When I went sick, I stopped all that. And in the beginning, I felt guilty. For not working. For being a burden to my husband and family members that did everything to support me. For not being the mother I wanted to be.
But I managed the guilt. I started feeling compassion for myself. And I allowed myself to binge-watch Netflix for a month and read a lot of mystery books. I allowed myself not to pick up my daughter from the nursery the moment I was not working. I started asking for help and receiving it gladly. I started sleeping. And in a weird way, losing my health gave me back some balance.
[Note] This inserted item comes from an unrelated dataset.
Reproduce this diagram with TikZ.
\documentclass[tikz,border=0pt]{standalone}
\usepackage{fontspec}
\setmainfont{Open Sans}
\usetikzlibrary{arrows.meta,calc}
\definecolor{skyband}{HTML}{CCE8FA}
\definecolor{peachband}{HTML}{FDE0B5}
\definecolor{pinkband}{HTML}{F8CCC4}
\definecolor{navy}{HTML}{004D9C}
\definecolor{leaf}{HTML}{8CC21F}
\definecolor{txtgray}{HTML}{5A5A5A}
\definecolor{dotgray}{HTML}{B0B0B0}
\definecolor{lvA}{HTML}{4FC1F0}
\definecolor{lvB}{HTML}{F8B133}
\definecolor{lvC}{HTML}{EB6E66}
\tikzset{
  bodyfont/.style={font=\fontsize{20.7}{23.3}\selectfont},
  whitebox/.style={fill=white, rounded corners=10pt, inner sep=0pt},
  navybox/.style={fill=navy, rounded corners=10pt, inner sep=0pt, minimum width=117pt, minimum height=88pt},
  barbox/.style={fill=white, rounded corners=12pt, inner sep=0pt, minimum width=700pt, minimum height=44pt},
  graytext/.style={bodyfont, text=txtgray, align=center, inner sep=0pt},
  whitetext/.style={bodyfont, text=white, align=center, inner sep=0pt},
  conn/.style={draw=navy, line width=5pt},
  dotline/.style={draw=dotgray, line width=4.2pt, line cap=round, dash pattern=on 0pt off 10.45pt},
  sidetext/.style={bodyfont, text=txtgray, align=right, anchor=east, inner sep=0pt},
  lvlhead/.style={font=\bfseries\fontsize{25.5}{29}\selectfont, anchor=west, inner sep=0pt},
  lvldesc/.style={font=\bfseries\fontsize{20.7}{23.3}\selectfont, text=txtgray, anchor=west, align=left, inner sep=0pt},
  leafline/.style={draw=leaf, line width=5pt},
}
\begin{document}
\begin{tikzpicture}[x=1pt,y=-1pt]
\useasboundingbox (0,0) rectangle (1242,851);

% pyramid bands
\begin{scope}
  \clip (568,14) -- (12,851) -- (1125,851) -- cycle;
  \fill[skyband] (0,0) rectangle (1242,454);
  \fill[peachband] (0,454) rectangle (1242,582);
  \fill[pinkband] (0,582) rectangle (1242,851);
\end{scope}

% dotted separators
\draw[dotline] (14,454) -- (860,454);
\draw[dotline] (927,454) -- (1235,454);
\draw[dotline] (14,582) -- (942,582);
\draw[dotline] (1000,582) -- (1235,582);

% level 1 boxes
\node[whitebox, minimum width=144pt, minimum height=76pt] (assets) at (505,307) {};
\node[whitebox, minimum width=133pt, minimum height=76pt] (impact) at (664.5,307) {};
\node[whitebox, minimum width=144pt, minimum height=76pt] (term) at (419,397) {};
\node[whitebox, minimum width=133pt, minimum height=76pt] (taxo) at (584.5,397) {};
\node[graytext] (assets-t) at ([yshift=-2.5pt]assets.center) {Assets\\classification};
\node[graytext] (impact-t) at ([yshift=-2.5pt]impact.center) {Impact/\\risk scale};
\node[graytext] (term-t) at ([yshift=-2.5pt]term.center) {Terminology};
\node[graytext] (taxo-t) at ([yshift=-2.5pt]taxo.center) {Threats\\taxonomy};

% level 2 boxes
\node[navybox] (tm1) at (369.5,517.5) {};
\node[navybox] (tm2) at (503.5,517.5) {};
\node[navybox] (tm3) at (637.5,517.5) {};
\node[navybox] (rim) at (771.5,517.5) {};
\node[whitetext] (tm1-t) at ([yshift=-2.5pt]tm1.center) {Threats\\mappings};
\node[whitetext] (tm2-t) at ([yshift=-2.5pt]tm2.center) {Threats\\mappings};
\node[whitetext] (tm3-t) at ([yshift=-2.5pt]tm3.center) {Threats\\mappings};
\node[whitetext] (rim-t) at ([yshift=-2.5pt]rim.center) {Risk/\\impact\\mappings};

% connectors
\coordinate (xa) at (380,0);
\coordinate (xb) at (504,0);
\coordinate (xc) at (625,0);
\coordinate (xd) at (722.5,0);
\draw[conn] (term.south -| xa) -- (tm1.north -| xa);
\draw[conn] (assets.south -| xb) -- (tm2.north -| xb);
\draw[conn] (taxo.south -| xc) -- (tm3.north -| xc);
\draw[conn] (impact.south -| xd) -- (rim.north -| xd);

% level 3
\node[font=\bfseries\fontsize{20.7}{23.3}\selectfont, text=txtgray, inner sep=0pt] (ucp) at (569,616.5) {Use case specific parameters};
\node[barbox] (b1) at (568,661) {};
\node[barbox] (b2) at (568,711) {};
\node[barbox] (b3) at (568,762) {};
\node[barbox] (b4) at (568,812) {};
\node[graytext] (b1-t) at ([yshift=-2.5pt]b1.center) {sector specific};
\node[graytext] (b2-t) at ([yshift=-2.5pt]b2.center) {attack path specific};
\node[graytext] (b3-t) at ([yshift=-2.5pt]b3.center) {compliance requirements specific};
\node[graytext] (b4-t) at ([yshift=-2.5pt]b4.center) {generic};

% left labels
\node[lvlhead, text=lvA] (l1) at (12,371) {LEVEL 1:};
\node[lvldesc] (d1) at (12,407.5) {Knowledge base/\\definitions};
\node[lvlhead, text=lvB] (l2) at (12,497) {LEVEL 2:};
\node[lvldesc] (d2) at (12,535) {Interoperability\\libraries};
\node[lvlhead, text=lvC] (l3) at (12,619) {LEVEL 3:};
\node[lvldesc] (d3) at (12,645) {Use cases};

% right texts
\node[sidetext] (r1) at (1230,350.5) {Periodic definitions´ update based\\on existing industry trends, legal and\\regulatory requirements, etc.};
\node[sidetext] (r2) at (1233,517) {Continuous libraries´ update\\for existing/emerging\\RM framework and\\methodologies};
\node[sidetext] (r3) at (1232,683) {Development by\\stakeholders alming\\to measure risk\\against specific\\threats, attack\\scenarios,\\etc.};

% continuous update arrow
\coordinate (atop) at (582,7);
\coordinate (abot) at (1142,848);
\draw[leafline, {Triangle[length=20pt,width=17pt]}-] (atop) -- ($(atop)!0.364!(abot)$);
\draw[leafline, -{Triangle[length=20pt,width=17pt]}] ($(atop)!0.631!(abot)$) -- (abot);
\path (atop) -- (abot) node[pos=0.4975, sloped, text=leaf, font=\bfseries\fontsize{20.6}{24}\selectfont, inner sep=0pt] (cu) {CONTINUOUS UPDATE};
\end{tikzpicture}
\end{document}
When all activity stops you are alone with yourself: When I started peeling the layers off because of my sickness, first the employee, then the mother (for the hours that Sofia was at the nursery) I was curious to see what’s underneath. In the beginning, there was nothing. I got scared. When I am not a worker, and I am not a mother what’s left? I held this emptiness for a while. And then ideas started coming up. What is important to me and what’s not started becoming clear. I stripped all distractions. I waited. And there it was…a part of myself I had forgotten.
Find the blessings in hell: They were many of those. HG may be horrible, but I know it will end when I give birth unlike a lot of other diseases. I will have a cute bundle of joy to show for all my suffering. My employer was supportive while a lot of women with HG lose their jobs, especially in the US. My doctor gave me medication immediately saving me from excess weight loss and dehydration. That’s not the case for a lot of doctors who refuse to give any medicine to pregnant women. Every little joy started counting. Everyone’s expectations are so low for me that when I exceed them, it’s a party. My husband was so surprised I cooked this week!
If I could avoid HG, of course, I would. But everybody has their misfortunes in life, their battles. And depending on how we react to them, they can be a turning point. They can help us get to know ourselves better and help us grow. If life gives you lemons, please try to make the coolest damn lemonade ever made!